Elle a débarqué dans le paysage musical français il y a une petite dizaine d’années. Fière Bretonne installée à Paris depuis ses 17 ans, elle a pris le temps de trouver sa voie et d’imposer son style. Exigeante et alerte, cette artiste développe un univers rare, qui emprunte au meilleur de la soul américaine et à une pop française espiègle, traçant une ligne claire d’Erykah Badu à Catherine Ringer. Ce serait une erreur de réduire au seul R’n’B sa voix de soprano, qui a poussé quelques contre-mi suraigus avant de devenir mezzo, et sait aussi tutoyer les graves avec autorité. Bonnie Banane a collaboré avec les producteurs Walter Mecca, Jimmy Whoo ou Myth Syzer, Flavien Berger, Ichon ou Chassol. Sur Sexy Planet, sorti fin 2020, on retrouve aux productions Para One, Loubenski (qu’on croise également dans ce numéro aux côtés de Thee Dian) ou Ponko (qui a accompagné Lous and the Yakuza) et le rappeur Varnish La Piscine.

MIXTE. Comment as-tu rencontré la musique ?
BONNIE  BANANE. J’ai eu une enfance solitaire, j’ai appris à lire très tôt, par déduction. En grande section de maternelle déjà, je racontais des histoires aux autres enfants. Mon père m’a fait écouter beaucoup de musique, plutôt funk. J’ai très peu la culture de la chanson française. Par exemple, “Salade de fruits” de Bourvil m’a marquée, mais on ne passait pas sa discographie entière. C’était surtout de la musique afro-américaine : ça m’a permis de ne pas m’ennuyer, d’apprendre l’anglais, l’Histoire.
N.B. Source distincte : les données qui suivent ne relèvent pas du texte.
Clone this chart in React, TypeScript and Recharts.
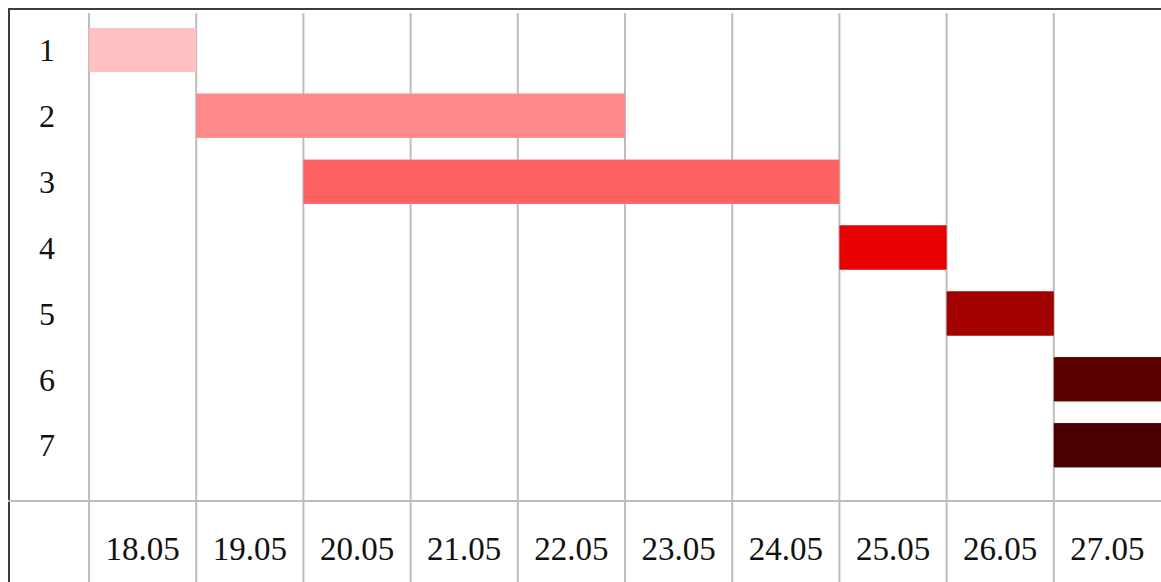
import { BarChart, Bar, XAxis, YAxis, Cell } from 'recharts'

// tasks and the day each one starts / ends (index into dates, end exclusive)
const tasks = ['1', '2', '3', '4', '5', '6', '7']
const dates = ['18.05', '19.05', '20.05', '21.05', '22.05', '23.05', '24.05', '25.05', '26.05', '27.05']
const startDay = [0, 1, 2, 7, 8, 9, 9]
const endDay = [1, 5, 7, 8, 9, 10, 10]
const colors = ['#ffc0c4', '#ff8888', '#ff6161', '#e60000', '#a30000', '#5c0000', '#4a0000']

const data = tasks.map((t, i) => ({ task: t, span: [startDay[i], endDay[i]] }))
// whole numbers = day boundaries (grid lines), halves = day labels
const xTicks = dates.flatMap((_, i) => [i, i + 0.5])

const font = '"Liberation Serif", "Times New Roman", serif'
const line = '#bdbdbd'
const ink = '#111'
const W = 1151
const H = 572
const TOP = 3
const LABEL_W = 79
const yPad = { top: 4, bottom: 104 }

const DayTick = (props: any) => {
  const { x, y, payload } = props
  const v = payload.value as number
  if (Number.isInteger(v)) {
    return <line x1={x} x2={x} y1={TOP} y2={H} stroke={line} strokeWidth={2} />
  }
  return (
    <text x={x} y={y} textAnchor="middle" fill={ink} fontSize={33} fontFamily={font}>
      {dates[Math.floor(v)]}
    </text>
  )
}

const bars = () => (
  <Bar dataKey="span" barSize={44} isAnimationActive={false}>
    {data.map((d, i) => (
      <Cell key={d.task} fill={colors[i]} />
    ))}
  </Bar>
)

export default function App() {
  return (
    <div style={{ position: 'fixed', inset: 0, background: '#fff', overflow: 'hidden' }}>
      <div
        style={{
          position: 'absolute',
          left: 8,
          top: 8,
          width: 1153,
          height: 574,
          boxSizing: 'border-box',
          borderTop: '2px solid #3c3c3c',
          borderLeft: '2px solid #3c3c3c',
        }}
      >
        {/* table: labels and day lines */}
        <BarChart width={W} height={H} data={data} layout="vertical" margin={{ top: TOP, right: 0, bottom: 0, left: 0 }}>
          <XAxis
            type="number"
            domain={[0, 10]}
            ticks={xTicks}
            interval={0}
            mirror
            tick={<DayTick />}
            tickLine={false}
            axisLine={false}
            tickSize={0}
            tickMargin={22}
          />
          <YAxis
            type="category"
            dataKey="task"
            width={LABEL_W}
            padding={yPad}
            tickLine={false}
            axisLine={false}
            tickSize={0}
            tickMargin={42}
            interval={0}
            tick={{ fill: ink, fontSize: 32, fontFamily: font, textAnchor: 'middle' }}
          />
          {bars()}
        </BarChart>
        {/* same bars again on top so they cover the day lines */}
        <div style={{ position: 'absolute', left: 0, top: 0 }}>
          <BarChart
            width={W}
            height={H}
            data={data}
            layout="vertical"
            margin={{ top: TOP, right: 0, bottom: 0, left: LABEL_W }}
          >
            <XAxis type="number" domain={[0, 10]} hide />
            <YAxis type="category" dataKey="task" padding={yPad} hide />
            {bars()}
          </BarChart>
        </div>
        <div style={{ position: 'absolute', left: -2, top: 490, width: 1153, height: 2, background: line }} />
      </div>
    </div>
  )
}
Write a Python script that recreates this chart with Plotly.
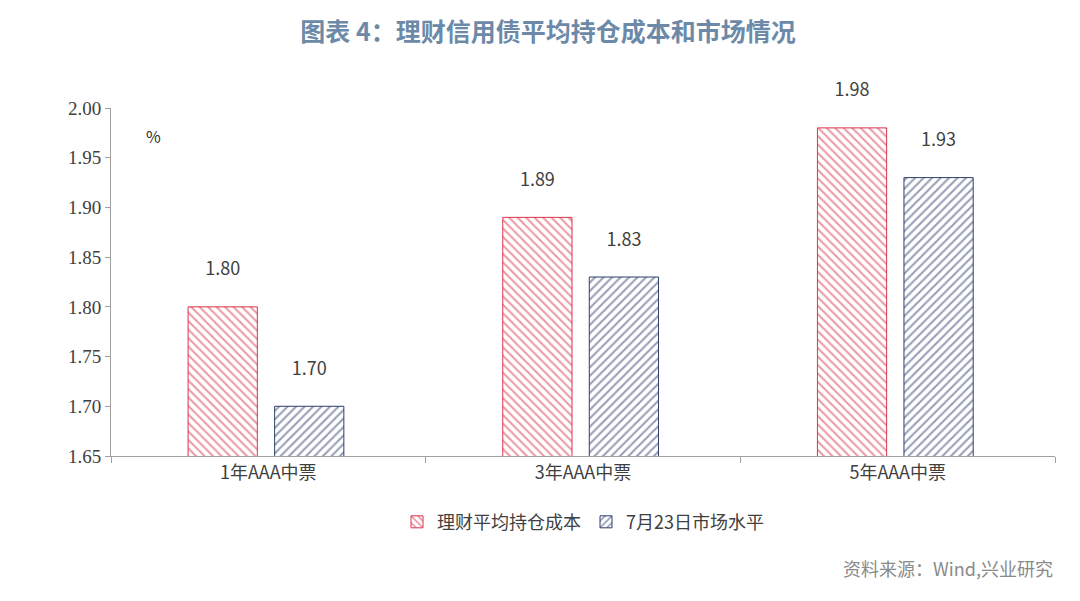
import plotly.graph_objects as go

categories = ["1年AAA中票", "3年AAA中票", "5年AAA中票"]
cost = [1.80, 1.89, 1.98]
market = [1.70, 1.83, 1.93]
names = ["理财平均持仓成本", "7月23日市场水平"]
yticks = [1.65, 1.70, 1.75, 1.80, 1.85, 1.90, 1.95, 2.00]

red = "#D9344A"
navy = "#2E3F6E"
fig = go.Figure()
fig.add_bar(x=categories, y=cost, name=names[0], width=0.22, offset=-0.255,
            marker=dict(color="white", line=dict(color=red, width=1),
                        pattern=dict(shape="\\", fgcolor=red, bgcolor="white", size=6, solidity=0.35)),
            text=[f"{v:.2f}<br> " for v in cost], textposition="outside",
            textfont=dict(size=18, color="#404040"), cliponaxis=False)
fig.add_bar(x=categories, y=market, name=names[1], width=0.22, offset=0.02,
            marker=dict(color="white", line=dict(color=navy, width=1),
                        pattern=dict(shape="/", fgcolor=navy, bgcolor="white", size=6, solidity=0.35)),
            text=[f"{v:.2f}<br> " for v in market], textposition="outside",
            textfont=dict(size=18, color="#404040"), cliponaxis=False)

fig.update_layout(
    width=1080, height=601, plot_bgcolor="white", paper_bgcolor="white",
    font=dict(family="Noto Sans CJK SC", color="#404040"),
    margin=dict(l=103, r=33, t=100, b=153, autoexpand=False),
    title=dict(text="<b>图表 4：理财信用债平均持仓成本和市场情况</b>", x=0.5, y=0.96,
               xanchor="center", yanchor="middle", font=dict(size=25, color="#6C8AA8")),
    uniformtext=dict(minsize=18, mode="show"),
    legend=dict(orientation="h", x=0.5, xanchor="center", y=-0.19, yanchor="middle",
                font=dict(size=18, color="#404040")),
    bargap=0.3,
)
fig.update_yaxes(range=[1.65, 2.0], tickvals=yticks, ticktext=[f"{v:.2f}" for v in yticks],
                 showgrid=False, showline=True, linecolor="#A0A0A0", ticks="outside",
                 tickcolor="#A0A0A0", ticklen=5, tickfont=dict(family="Liberation Serif", size=19),
                 zeroline=False, automargin=False)
fig.update_xaxes(showline=True, linecolor="#A0A0A0", ticks="outside", tickcolor="#A0A0A0",
                 tickson="boundaries", ticklen=6, tickfont=dict(size=18), automargin=False)
fig.add_annotation(text="%", xref="paper", yref="paper", x=0.035, y=0.96, showarrow=False,
                   font=dict(size=16, color="#303030"))
fig.add_annotation(text="资料来源：Wind,兴业研究", xref="paper", yref="paper", x=1.0, y=-0.365,
                   xanchor="right", showarrow=False, font=dict(size=18, color="#8A8A8A"))
fig.write_html("out.html")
J’ai pris des cours de piano, mais c’était forcé, alors ça m’a déplu. Comme je n’étais pas du tout sensibilisée à la musique classique, je ne comprenais pas à quoi ça pouvait me servir. Je ne me souviens de rien de tout ça, je ne suis vraiment pas quelqu’un de technique, je fonctionne à l’oreille, à l’intuition. J’ai fait pas mal de danse aussi.

M. Quels sont les artistes qui t’ont influencée ?
B. B. Michael Jackson, Prince, Stevie Wonder sont très importants pour moi. Earth Wind & Fire, Janet Jackson, Missy
Elliott, Aaliyah, MC Solaar, Alliance Ethnik… J’ai grandi dans les années 90.
Il y avait aussi la bande originale du film Above The Rim, très west coast, avec Snoop Dogg, Nate Dogg ou Warren G qui m’ont marquée aussi.
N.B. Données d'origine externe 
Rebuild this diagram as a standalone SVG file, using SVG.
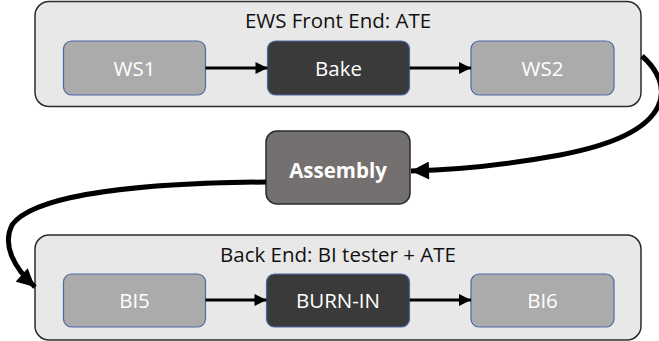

M. À ton arrivée à Paris, tu as fréquenté la scène soul qui y gravitait ?
B. B. Pas vraiment. Je suis allée à beaucoup de concerts, seule. Je me souviens du Djoon où il y avait de la house music (petit club du 13e arrondissement de Paris, ndlr), mais surtout de L’Élysée Montmartre. Quand j’y ai chanté pour le Culturebox Festival (diffusé en juin 2021, ndlr), pour moi c’était quelque chose ! J’y ai vu beaucoup d’icônes de Garance productions quand j’avais 17 ans. J’allais aussi à des concerts de blues à Saint-Ouen. J’étais curieuse de tout.

M. Tu chantais déjà ?
B. B. Pas du tout. Je suis venue à Paris en prétextant des études d’audiovisuel. Je me destinais plutôt à être derrière la caméra, à la prod. Et puis, lors de mes premiers cours de théâtre, j’ai pris une claque. Je me suis mise très tard à jouer, en 2008. J’étais à la fac de cinéma à Saint-Denis, c’était très théorique, mais j’ai fait un stage qui m’a donné envie de continuer. J’ai commencé la musique un tout petit peu avant d’entrer au conservatoire dramatique, en 2011, et j’ai continué en parallèle. Quand j’ai sorti mon premier single “Muscles”, ça faisait un an que j’y étais. Pour moi, la musique, c’était des moments de plaisir et de détente. J’étais tellement prise par l’école – et j’avais un peu de mal avec tout ça –, que dès que j’avais un moment de libre, j’allais faire du son. Le premier single, je l’ai enregistré en une prise, du premier jet.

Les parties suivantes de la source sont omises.